_WRITTEN INSTRUCTION_
Only the lines from the start of the data below through the line that contains "import plotly.graph_objects as go" are to be copied, exactly and without pictures.

Excerpt from a dataset
────
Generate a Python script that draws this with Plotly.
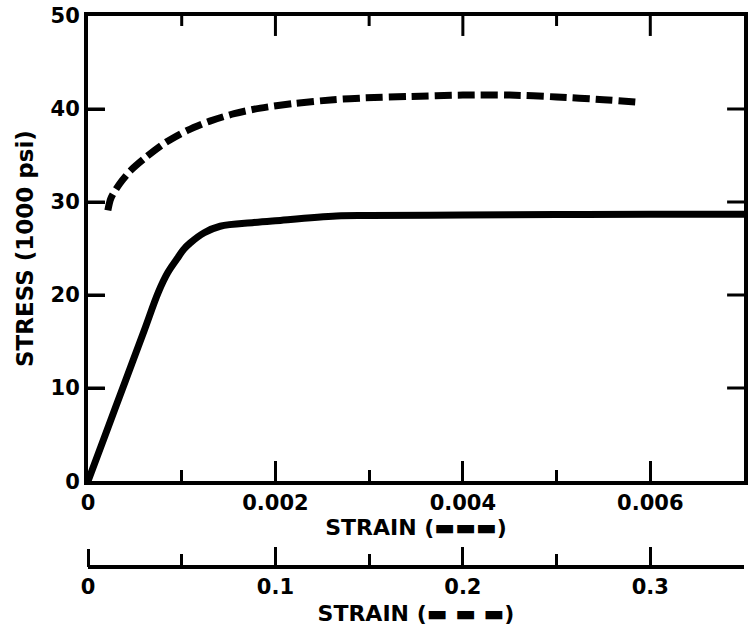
import plotly.graph_objects as go

# Solid curve: strain (bottom axis) vs stress (1000 psi)
strain_solid = [0, 0.0002, 0.0004, 0.0006, 0.00075, 0.00085, 0.00095, 0.00102, 0.00109, 0.00124, 0.00141,
                0.00177, 0.0020, 0.00265, 0.0030, 0.0040, 0.0050, 0.0060, 0.0070]
stress_solid = [0, 5.4, 10.8, 16.2, 20.3, 22.4, 23.9, 24.9, 25.6, 26.7, 27.4,
                27.8, 28.0, 28.5, 28.55, 28.6, 28.65, 28.7, 28.7]

# Dashed curve: strain (second axis) vs stress (1000 psi)
strain_dashed = [0.0106, 0.0122, 0.017, 0.0228, 0.0308, 0.0414, 0.053, 0.065, 0.078,
                 0.092, 0.110, 0.131, 0.148, 0.171, 0.200, 0.225, 0.250, 0.275, 0.295]
stress_dashed = [29.1, 30.4, 32.0, 33.4, 34.8, 36.4, 37.7, 38.7, 39.5,
                 40.1, 40.6, 41.0, 41.2, 41.35, 41.5, 41.5, 41.3, 41.0, 40.7]

x1_range = [0, 0.007]
x1_ticks = [0, 0.002, 0.004, 0.006]
x1_labels = ["0", "0.002", "0.004", "0.006"]
x1_minor_ticks = [0.001, 0.003, 0.005, 0.007]
x1_major_step = 0.002
x1_minor_step = 0.001

x2_range = [0, 0.35]
x2_ticks = [0, 0.1, 0.2, 0.3]
x2_labels = ["0", "0.1", "0.2", "0.3"]
x2_major_step = 0.1
x2_minor_step = 0.05

y_range = [0, 50]
y_ticks = [0, 10, 20, 30, 40, 50]

W, H = 752, 627
M = dict(l=88, r=4, t=15, b=60)
Y_DOMAIN = [0.1558, 1]
PLOT_W = W - M["l"] - M["r"]
PLOT_H = (H - M["t"] - M["b"]) * (Y_DOMAIN[1] - Y_DOMAIN[0])

FONT = "DejaVu Sans"
tickfont = dict(family=FONT, size=21, color="black", weight="bold")
titlefont = dict(family=FONT, size=22, color="black", weight="bold")
TICK_LINE = dict(color="black", width=3)


def tick_axis(rng, step, length, **kw):
    """Axis that only draws tick marks (as minor ticks) every `step`."""
    d = dict(range=rng, tickmode="array", tickvals=[-1e9],
             ticks="", showticklabels=False, showline=False, showgrid=False, zeroline=False,
             minor=dict(tickmode="linear", tick0=0, dtick=step, ticks="inside", ticklen=length,
                        tickwidth=3, tickcolor="black", showgrid=False))
    d.update(kw)
    return d


fig = go.Figure()
fig.add_trace(go.Scatter(x=strain_solid, y=stress_solid, mode="lines",
                         line=dict(color="black", width=7, shape="spline", smoothing=1.0),
                         xaxis="x", yaxis="y", showlegend=False, hoverinfo="skip"))
fig.add_trace(go.Scatter(x=strain_dashed, y=stress_dashed, mode="lines",
                         line=dict(color="black", width=7, dash="17px,6px", shape="spline", smoothing=0.8),
                         xaxis="x2", yaxis="y", showlegend=False, hoverinfo="skip"))
# empty helper trace so the free-positioned tick axis is drawn
fig.add_trace(go.Scatter(x=[], y=[], xaxis="x6", yaxis="y", showlegend=False))

# mirrored tick marks on the top edge (major long, minor short)
for v in x1_ticks[1:]:
    fig.add_shape(type="line", xref="x", yref="y domain",
                  x0=v, x1=v, y0=1, y1=1 - 20 / PLOT_H, line=TICK_LINE, layer="above")
for v in x1_minor_ticks[:-1]:
    fig.add_shape(type="line", xref="x", yref="y domain",
                  x0=v, x1=v, y0=1, y1=1 - 10 / PLOT_H, line=TICK_LINE, layer="above")
# stress tick marks on the left and right edges
for v in y_ticks[1:-1]:
    fig.add_shape(type="line", xref="x domain", yref="y",
                  x0=0, x1=17 / PLOT_W, y0=v, y1=v, line=TICK_LINE, layer="above")
    fig.add_shape(type="line", xref="x domain", yref="y",
                  x0=1, x1=1 - 17 / PLOT_W, y0=v, y1=v, line=TICK_LINE, layer="above")

fig.update_layout(
    width=W, height=H,
    margin=M,
    paper_bgcolor="white", plot_bgcolor="white",
    xaxis=dict(range=x1_range, tickmode="array", tickvals=x1_ticks, ticktext=x1_labels,
               ticks="inside", ticklen=20, tickwidth=3, tickcolor="black",
               minor=dict(tickmode="linear", tick0=0, dtick=x1_minor_step, ticks="inside", ticklen=11,
                          tickwidth=3, tickcolor="black"),
               showline=True, linewidth=4, linecolor="black", mirror=True,
               showgrid=False, zeroline=False, anchor="y", tickfont=tickfont,
               title=dict(text="STRAIN (▬▬▬)", font=titlefont, standoff=6)),
    xaxis2=dict(range=x2_range, tickmode="array", tickvals=x2_ticks, ticktext=x2_labels,
                ticks="inside", ticklen=18, tickwidth=3, tickcolor="black",
                minor=dict(tickmode="linear", tick0=0, dtick=x2_minor_step, ticks="inside", ticklen=11,
                           tickwidth=3, tickcolor="black"),
                showline=True, linewidth=4, linecolor="black",
                showgrid=False, zeroline=False, anchor="free", position=0,
                overlaying="x", side="bottom", tickfont=tickfont,
                title=dict(text="STRAIN (▬ ▬ ▬)", font=titlefont, standoff=6)),
    # tick-mark helper axes
    xaxis3=tick_axis(x1_range, x1_major_step, 20, overlaying="x", anchor="y", side="bottom"),
    xaxis6=tick_axis(x2_range, x2_major_step, 18, overlaying="x", anchor="free", position=0, side="bottom"),
    yaxis=dict(range=y_range, tickmode="array", tickvals=y_ticks, domain=Y_DOMAIN,
               ticks="inside", ticklen=17, tickwidth=3, tickcolor="black",
               showline=True, linewidth=4, linecolor="black", mirror=True,
               showgrid=False, zeroline=False, tickfont=tickfont,
               title=dict(text="STRESS (1000 psi)",
                          font=dict(family=FONT, size=23, color="black", weight="bold"), standoff=12)),
)

fig.write_html("out.html")
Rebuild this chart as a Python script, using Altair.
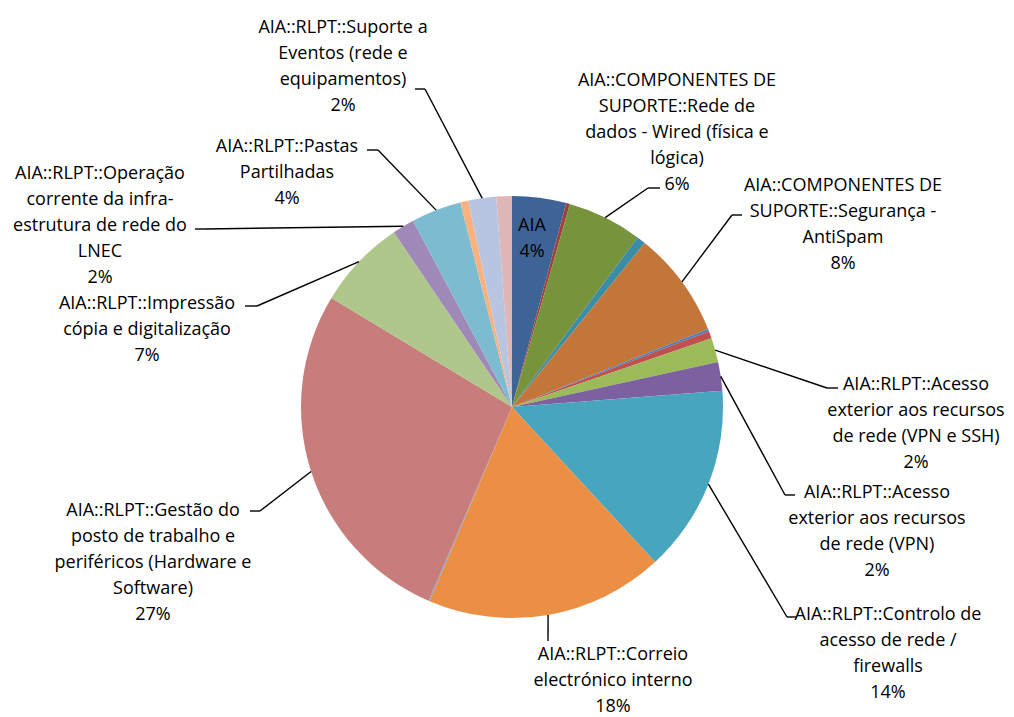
import altair as alt
import pandas as pd

# ---- data (clockwise from 12 o'clock) ----
categories = [
    "AIA",
    "AIA::COMPONENTES DE SUPORTE::Outro 1",
    "AIA::COMPONENTES DE SUPORTE::Rede de dados - Wired (física e lógica)",
    "AIA::COMPONENTES DE SUPORTE::Outro 2",
    "AIA::COMPONENTES DE SUPORTE::Segurança - AntiSpam",
    "AIA::COMPONENTES DE SUPORTE::Outro 3",
    "AIA::COMPONENTES DE SUPORTE::Outro 4",
    "AIA::RLPT::Acesso exterior aos recursos de rede (VPN e SSH)",
    "AIA::RLPT::Acesso exterior aos recursos de rede (VPN)",
    "AIA::RLPT::Controlo de acesso de rede / firewalls",
    "AIA::RLPT::Correio electrónico interno",
    "AIA::RLPT::Outro 5",
    "AIA::RLPT::Gestão do posto de trabalho e periféricos (Hardware e Software)",
    "AIA::RLPT::Impressão cópia e digitalização",
    "AIA::RLPT::Operação corrente da infra-estrutura de rede do LNEC",
    "AIA::RLPT::Pastas Partilhadas",
    "AIA::RLPT::Outro 6",
    "AIA::RLPT::Suporte a Eventos (rede e equipamentos)",
    "AIA::RLPT::Outro 7",
]
values = [4.14, 0.28, 5.72, 0.69, 8.14, 0.19, 0.56, 1.86, 2.19, 14.36,
          18.25, 0.08, 27.17, 6.89, 1.69, 3.83, 0.61, 2.14, 1.19]
colors = ["#3E6497", "#9E413E", "#77933C", "#3A8DA4", "#C3763A", "#4A7EBB",
          "#C0504D", "#9BBB59", "#7D60A0", "#47A5BE", "#EB8F45", "#7F9FD0",
          "#C77D7C", "#AFC78A", "#9F8AB7", "#7DBCD0", "#F9B27F", "#B8C5E0",
          "#DDB7B7"]
# label text (wrapped as in the reference); None = slice without label
label_lines = [
    "AIA",
    None,
    "AIA::COMPONENTES DE\nSUPORTE::Rede de\ndados - Wired (física e\nlógica)",
    None,
    "AIA::COMPONENTES DE\nSUPORTE::Segurança -\nAntiSpam",
    None,
    None,
    "AIA::RLPT::Acesso\nexterior aos recursos\nde rede (VPN e SSH)",
    "AIA::RLPT::Acesso\nexterior aos recursos\nde rede (VPN)",
    "AIA::RLPT::Controlo de\nacesso de rede /\nfirewalls",
    "AIA::RLPT::Correio\nelectrónico interno",
    None,
    "AIA::RLPT::Gestão do\nposto de trabalho e\nperiféricos (Hardware e\nSoftware)",
    "AIA::RLPT::Impressão\ncópia e digitalização",
    "AIA::RLPT::Operação\ncorrente da infra-\nestrutura de rede do\nLNEC",
    "AIA::RLPT::Pastas\nPartilhadas",
    None,
    "AIA::RLPT::Suporte a\nEventos (rede e\nequipamentos)",
    None,
]

# ---- layout (pixel offsets from the pie centre; label y = first line) ----
R = 211
label_x = [20, None, 165, None, 331, None, None, 404, 365, 376, 101, None,
           -359, -365, -412, -225, None, -169, None]
label_y = [-181, None, -326, None, -221, None, None, -22, 86, 208, 248, None,
           104, -103, -233, -260, None, -379, None]
elbow_x = [None, None, 136, None, 220, None, None, 315, 273, 275, 36, None,
           -252, -255, -307, -134, None, -87, None]
elbow_y = [None, None, -219, None, -192, None, None, -19, 88, 210, 234, None,
           104, -101, -178, -257, None, -318, None]
attach_x = [None, None, 148, None, 230, None, None, 326, 283, 285, 36, None,
            -262, -267, -317, -145, None, -97, None]

df = pd.DataFrame({
    "cat": categories,
    "value": values,
    "idx": list(range(len(categories))),
    "lab": label_lines,
    "tx": label_x, "ty": label_y,
    "ex": elbow_x, "ey": elbow_y, "ax": attach_x,
})

xs = alt.Scale(domain=[-504, 494], nice=False, zero=False)
ys = alt.Scale(domain=[-399, 310], nice=False, zero=False, reverse=True)

base = alt.Chart(df).transform_joinaggregate(
    total="sum(value)"
).transform_window(
    cum="sum(value)", sort=[alt.SortField("idx")], frame=[None, 0]
).transform_calculate(
    mid="(datum.cum - datum.value/2) / datum.total * 2 * PI",
    sx=f"{R} * sin(datum.mid)",
    sy=f"-{R} * cos(datum.mid)",
    txt="datum.lab + '\\n' + format(datum.value / datum.total, '.0%')",
)

pie = alt.Chart(df).mark_arc(outerRadius=R, strokeWidth=0).encode(
    theta=alt.Theta("value:Q", stack=True),
    color=alt.Color("cat:N", scale=alt.Scale(domain=categories, range=colors),
                    legend=None),
    order=alt.Order("idx:Q"),
    x=alt.XDatum(0, type="quantitative", scale=xs, axis=None),
    y=alt.YDatum(0, type="quantitative", scale=ys, axis=None),
)

lead1 = base.transform_filter("isValid(datum.ex)").mark_rule(
    color="black", strokeWidth=1.4
).encode(
    x=alt.X("sx:Q", scale=xs, axis=None),
    y=alt.Y("sy:Q", scale=ys, axis=None),
    x2="ex:Q", y2="ey:Q",
)
lead2 = base.transform_filter("isValid(datum.ex)").mark_rule(
    color="black", strokeWidth=1.4
).encode(
    x=alt.X("ex:Q", scale=xs, axis=None),
    y=alt.Y("ey:Q", scale=ys, axis=None),
    x2="ax:Q",
)
labels = base.transform_filter("isValid(datum.lab)").mark_text(
    align="center", baseline="middle", lineBreak="\n", lineHeight=26,
    fontSize=18, font="Open Sans", color="black",
).encode(
    x=alt.X("tx:Q", scale=xs, axis=None),
    y=alt.Y("ty:Q", scale=ys, axis=None),
    text="txt:N",
)

chart = alt.layer(pie, lead1, lead2, labels).properties(
    width=998, height=709, padding=0, autosize=alt.AutoSizeParams(type="none")
).configure_view(strokeWidth=0)

chart.save("out.html", embed_options={"renderer": "svg", "actions": False})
────
_COMPLETE OUTPUT_
Generate a Python script that draws this with Plotly.
import plotly.graph_objects as go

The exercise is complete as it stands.